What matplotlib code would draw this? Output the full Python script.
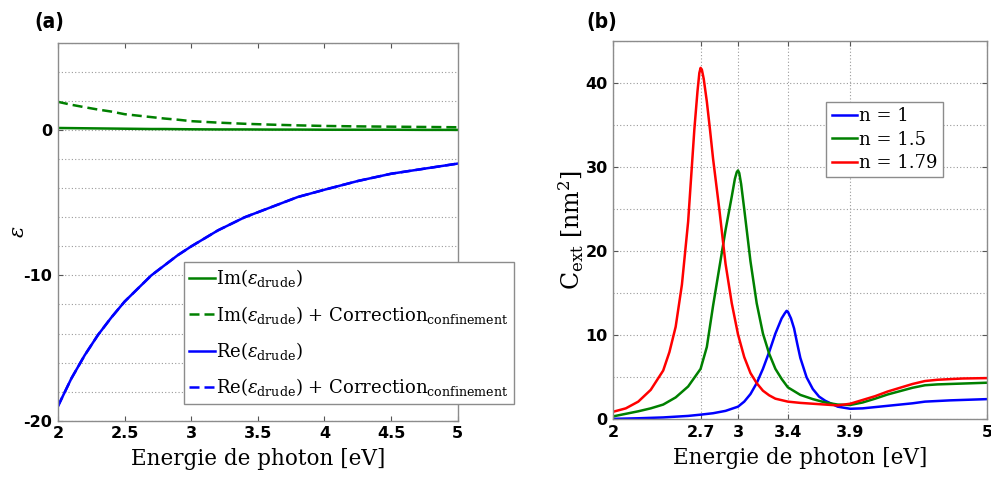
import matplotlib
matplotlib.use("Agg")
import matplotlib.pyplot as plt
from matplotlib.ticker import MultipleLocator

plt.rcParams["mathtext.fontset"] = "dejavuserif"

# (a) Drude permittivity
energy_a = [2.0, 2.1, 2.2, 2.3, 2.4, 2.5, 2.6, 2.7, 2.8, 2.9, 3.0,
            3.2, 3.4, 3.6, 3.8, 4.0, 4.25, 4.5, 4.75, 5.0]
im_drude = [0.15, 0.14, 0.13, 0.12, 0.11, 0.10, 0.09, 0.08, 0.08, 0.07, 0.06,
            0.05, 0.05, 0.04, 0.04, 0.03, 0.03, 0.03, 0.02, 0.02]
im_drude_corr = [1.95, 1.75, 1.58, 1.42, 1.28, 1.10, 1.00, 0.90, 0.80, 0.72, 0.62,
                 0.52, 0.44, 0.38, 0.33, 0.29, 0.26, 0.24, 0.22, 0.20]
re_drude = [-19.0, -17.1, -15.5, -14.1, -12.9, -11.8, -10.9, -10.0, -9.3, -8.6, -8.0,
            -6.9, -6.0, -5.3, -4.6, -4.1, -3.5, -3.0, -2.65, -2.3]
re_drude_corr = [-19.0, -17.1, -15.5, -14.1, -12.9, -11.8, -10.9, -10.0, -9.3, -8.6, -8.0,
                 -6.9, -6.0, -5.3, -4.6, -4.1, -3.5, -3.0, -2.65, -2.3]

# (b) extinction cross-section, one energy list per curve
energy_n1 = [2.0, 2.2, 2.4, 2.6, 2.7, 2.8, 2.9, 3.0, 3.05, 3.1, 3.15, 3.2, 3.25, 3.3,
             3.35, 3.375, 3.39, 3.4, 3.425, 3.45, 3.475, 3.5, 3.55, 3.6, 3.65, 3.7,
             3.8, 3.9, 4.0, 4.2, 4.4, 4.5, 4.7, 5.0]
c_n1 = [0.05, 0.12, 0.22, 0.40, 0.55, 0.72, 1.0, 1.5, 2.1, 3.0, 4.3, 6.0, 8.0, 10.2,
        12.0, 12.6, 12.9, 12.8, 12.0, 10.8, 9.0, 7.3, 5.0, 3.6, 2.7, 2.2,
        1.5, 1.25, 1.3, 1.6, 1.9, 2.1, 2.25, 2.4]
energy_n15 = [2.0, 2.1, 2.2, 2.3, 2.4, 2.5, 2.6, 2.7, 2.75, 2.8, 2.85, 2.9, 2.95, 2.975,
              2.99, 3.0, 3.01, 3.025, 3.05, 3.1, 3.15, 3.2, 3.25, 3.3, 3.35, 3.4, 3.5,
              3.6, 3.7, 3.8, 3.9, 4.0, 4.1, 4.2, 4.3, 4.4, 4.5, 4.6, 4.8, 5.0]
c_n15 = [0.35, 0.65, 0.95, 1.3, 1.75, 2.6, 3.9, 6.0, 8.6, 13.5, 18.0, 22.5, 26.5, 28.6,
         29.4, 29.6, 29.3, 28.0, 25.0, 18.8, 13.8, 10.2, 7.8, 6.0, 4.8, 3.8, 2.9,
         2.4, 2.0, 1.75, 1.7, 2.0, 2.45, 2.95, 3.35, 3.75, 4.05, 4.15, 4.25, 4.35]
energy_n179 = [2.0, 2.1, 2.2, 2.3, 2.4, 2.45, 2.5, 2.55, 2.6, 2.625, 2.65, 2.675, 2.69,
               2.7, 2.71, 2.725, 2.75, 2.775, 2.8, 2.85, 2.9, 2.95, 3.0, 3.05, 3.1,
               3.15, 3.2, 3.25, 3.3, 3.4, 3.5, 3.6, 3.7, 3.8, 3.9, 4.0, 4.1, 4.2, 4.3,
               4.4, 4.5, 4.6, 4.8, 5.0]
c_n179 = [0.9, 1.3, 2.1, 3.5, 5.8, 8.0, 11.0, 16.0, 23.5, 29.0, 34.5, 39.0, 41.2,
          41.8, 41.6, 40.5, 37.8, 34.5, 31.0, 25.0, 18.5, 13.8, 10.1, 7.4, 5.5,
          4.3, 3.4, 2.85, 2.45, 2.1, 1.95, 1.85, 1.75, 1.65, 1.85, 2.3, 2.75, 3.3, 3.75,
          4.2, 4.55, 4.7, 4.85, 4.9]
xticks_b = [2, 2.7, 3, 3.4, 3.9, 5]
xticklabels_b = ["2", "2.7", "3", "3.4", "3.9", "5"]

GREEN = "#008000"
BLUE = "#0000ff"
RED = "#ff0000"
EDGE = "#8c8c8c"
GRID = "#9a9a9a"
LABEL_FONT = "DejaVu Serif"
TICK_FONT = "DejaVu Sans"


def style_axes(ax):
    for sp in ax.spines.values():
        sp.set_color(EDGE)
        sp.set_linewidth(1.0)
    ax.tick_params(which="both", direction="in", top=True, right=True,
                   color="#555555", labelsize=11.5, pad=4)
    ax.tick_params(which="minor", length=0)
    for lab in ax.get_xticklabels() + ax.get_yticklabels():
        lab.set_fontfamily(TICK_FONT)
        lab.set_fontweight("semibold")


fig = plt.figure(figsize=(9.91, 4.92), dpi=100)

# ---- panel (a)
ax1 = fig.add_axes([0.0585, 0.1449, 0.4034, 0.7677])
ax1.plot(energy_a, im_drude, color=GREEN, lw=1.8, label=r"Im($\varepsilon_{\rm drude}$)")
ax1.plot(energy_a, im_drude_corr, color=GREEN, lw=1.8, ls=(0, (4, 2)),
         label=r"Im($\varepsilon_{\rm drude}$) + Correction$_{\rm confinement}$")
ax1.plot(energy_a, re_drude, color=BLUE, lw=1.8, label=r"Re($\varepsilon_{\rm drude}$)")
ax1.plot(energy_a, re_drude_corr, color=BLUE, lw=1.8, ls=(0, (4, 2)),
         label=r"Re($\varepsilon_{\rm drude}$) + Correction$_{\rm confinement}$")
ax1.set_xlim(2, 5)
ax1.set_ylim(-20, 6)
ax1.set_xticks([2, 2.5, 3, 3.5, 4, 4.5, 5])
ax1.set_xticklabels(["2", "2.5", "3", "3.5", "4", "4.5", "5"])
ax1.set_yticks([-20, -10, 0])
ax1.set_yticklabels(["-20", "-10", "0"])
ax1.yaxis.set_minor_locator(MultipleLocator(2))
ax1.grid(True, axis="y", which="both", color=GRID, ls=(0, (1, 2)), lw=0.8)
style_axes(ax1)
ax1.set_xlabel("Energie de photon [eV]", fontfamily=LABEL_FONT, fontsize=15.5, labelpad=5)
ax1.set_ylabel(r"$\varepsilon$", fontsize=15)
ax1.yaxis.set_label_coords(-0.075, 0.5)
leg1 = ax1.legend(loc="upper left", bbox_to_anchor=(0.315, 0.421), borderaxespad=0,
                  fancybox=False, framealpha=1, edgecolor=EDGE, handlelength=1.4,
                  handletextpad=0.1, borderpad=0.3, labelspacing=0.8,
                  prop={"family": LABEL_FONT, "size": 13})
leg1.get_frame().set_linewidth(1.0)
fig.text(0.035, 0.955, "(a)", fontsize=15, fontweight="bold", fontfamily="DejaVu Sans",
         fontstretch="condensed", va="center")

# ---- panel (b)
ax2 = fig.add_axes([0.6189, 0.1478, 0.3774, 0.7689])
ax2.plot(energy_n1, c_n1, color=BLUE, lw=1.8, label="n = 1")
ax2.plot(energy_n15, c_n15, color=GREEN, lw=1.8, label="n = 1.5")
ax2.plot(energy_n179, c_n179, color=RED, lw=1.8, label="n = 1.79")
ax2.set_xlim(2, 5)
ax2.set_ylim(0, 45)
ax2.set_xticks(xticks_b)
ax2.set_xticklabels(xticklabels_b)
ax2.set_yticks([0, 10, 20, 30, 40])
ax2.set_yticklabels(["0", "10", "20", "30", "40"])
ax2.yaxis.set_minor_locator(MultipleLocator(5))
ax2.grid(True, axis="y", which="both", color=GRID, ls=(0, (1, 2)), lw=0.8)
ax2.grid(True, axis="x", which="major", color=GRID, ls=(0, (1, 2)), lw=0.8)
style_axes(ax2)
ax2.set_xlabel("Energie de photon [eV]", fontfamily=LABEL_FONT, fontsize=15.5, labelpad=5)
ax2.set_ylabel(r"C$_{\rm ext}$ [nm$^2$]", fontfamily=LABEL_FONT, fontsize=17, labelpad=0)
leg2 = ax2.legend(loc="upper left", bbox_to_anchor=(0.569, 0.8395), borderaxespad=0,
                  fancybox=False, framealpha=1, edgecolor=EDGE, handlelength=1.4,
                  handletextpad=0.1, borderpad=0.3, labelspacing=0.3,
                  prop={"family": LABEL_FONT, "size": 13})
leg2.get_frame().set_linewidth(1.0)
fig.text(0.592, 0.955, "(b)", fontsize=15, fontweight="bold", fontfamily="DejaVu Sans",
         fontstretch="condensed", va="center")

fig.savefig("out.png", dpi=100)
● ● ●
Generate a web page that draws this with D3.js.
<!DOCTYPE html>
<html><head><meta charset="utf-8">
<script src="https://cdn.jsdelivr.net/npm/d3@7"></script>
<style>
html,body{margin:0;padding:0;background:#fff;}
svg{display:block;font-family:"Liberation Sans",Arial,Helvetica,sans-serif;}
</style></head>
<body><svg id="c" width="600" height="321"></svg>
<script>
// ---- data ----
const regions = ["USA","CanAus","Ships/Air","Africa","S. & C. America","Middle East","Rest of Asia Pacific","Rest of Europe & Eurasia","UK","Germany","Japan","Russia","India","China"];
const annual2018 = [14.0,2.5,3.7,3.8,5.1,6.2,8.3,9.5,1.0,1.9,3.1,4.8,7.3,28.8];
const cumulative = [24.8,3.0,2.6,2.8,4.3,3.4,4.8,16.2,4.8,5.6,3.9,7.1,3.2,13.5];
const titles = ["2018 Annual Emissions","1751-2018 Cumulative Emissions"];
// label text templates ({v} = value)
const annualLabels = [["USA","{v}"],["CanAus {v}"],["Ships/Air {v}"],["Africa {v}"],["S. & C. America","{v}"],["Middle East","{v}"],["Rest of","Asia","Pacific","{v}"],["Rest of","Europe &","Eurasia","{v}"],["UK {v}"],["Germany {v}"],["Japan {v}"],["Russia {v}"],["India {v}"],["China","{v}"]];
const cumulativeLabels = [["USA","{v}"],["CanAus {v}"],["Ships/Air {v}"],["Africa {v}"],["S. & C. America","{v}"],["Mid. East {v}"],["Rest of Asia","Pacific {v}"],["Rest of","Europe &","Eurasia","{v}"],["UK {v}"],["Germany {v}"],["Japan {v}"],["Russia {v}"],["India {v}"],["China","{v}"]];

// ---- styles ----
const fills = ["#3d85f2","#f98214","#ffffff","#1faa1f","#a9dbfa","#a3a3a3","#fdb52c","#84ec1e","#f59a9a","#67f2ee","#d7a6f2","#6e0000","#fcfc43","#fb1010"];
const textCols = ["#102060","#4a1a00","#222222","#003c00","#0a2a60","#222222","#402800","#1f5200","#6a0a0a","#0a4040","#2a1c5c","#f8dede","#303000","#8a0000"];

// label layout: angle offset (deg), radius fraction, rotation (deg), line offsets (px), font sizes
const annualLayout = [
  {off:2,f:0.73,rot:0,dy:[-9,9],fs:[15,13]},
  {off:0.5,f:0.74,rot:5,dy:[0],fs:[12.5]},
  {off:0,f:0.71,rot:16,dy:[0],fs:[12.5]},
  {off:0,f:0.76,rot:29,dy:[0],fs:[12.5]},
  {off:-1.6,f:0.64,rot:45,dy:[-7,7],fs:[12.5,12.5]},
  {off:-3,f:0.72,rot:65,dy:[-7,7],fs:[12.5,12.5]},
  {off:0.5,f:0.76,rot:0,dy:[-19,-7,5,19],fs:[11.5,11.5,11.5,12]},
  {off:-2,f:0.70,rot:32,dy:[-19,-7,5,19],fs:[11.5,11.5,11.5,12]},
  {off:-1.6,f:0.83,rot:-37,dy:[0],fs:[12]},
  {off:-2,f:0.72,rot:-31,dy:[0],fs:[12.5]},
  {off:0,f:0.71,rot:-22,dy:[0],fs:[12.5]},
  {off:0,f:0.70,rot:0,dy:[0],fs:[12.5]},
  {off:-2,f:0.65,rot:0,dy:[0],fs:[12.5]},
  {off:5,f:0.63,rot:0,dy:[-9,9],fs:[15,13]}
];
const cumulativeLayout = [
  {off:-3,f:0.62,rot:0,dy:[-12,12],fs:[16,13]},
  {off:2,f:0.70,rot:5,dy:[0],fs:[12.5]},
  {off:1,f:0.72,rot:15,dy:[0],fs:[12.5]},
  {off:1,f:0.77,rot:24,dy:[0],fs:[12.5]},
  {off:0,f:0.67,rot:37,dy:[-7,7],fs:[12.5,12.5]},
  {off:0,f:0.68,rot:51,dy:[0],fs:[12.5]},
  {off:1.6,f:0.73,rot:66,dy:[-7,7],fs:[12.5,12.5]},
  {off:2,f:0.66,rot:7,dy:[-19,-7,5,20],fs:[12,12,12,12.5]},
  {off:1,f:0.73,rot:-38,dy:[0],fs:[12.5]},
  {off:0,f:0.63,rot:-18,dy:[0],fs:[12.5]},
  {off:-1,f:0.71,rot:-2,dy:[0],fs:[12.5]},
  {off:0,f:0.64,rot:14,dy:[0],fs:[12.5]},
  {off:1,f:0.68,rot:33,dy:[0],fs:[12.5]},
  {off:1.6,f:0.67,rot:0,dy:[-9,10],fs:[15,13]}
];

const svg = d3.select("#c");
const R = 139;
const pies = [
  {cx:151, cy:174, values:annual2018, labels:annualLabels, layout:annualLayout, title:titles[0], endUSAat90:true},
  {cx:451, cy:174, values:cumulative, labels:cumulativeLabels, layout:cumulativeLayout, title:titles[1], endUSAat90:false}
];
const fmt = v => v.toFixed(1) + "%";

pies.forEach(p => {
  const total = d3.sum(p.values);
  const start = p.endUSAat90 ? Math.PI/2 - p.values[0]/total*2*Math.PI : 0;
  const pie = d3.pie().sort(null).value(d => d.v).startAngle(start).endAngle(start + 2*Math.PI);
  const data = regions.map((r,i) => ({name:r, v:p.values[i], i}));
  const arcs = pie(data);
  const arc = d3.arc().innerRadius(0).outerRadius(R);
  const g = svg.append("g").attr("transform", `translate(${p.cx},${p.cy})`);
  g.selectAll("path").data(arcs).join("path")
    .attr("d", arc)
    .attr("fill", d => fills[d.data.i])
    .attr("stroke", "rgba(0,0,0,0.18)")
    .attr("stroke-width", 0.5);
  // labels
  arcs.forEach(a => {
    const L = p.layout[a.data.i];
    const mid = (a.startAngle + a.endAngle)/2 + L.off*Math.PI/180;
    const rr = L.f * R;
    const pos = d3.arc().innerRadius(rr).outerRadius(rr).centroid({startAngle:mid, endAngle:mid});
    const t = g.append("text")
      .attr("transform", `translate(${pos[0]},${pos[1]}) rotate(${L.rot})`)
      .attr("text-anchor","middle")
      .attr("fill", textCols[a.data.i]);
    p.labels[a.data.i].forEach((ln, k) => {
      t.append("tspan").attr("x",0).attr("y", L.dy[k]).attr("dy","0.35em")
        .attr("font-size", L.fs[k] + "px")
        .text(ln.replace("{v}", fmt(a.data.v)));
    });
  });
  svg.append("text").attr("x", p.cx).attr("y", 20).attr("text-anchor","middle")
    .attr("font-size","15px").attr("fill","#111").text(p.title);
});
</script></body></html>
● ● ●
Task details
In the entries above, identify each line that includes the string "matplotlib", then copy it.

Answer for the task
What matplotlib code would draw this? Output the full Python script.
import matplotlib
matplotlib.use("Agg")
import matplotlib.pyplot as plt
from matplotlib.ticker import MultipleLocator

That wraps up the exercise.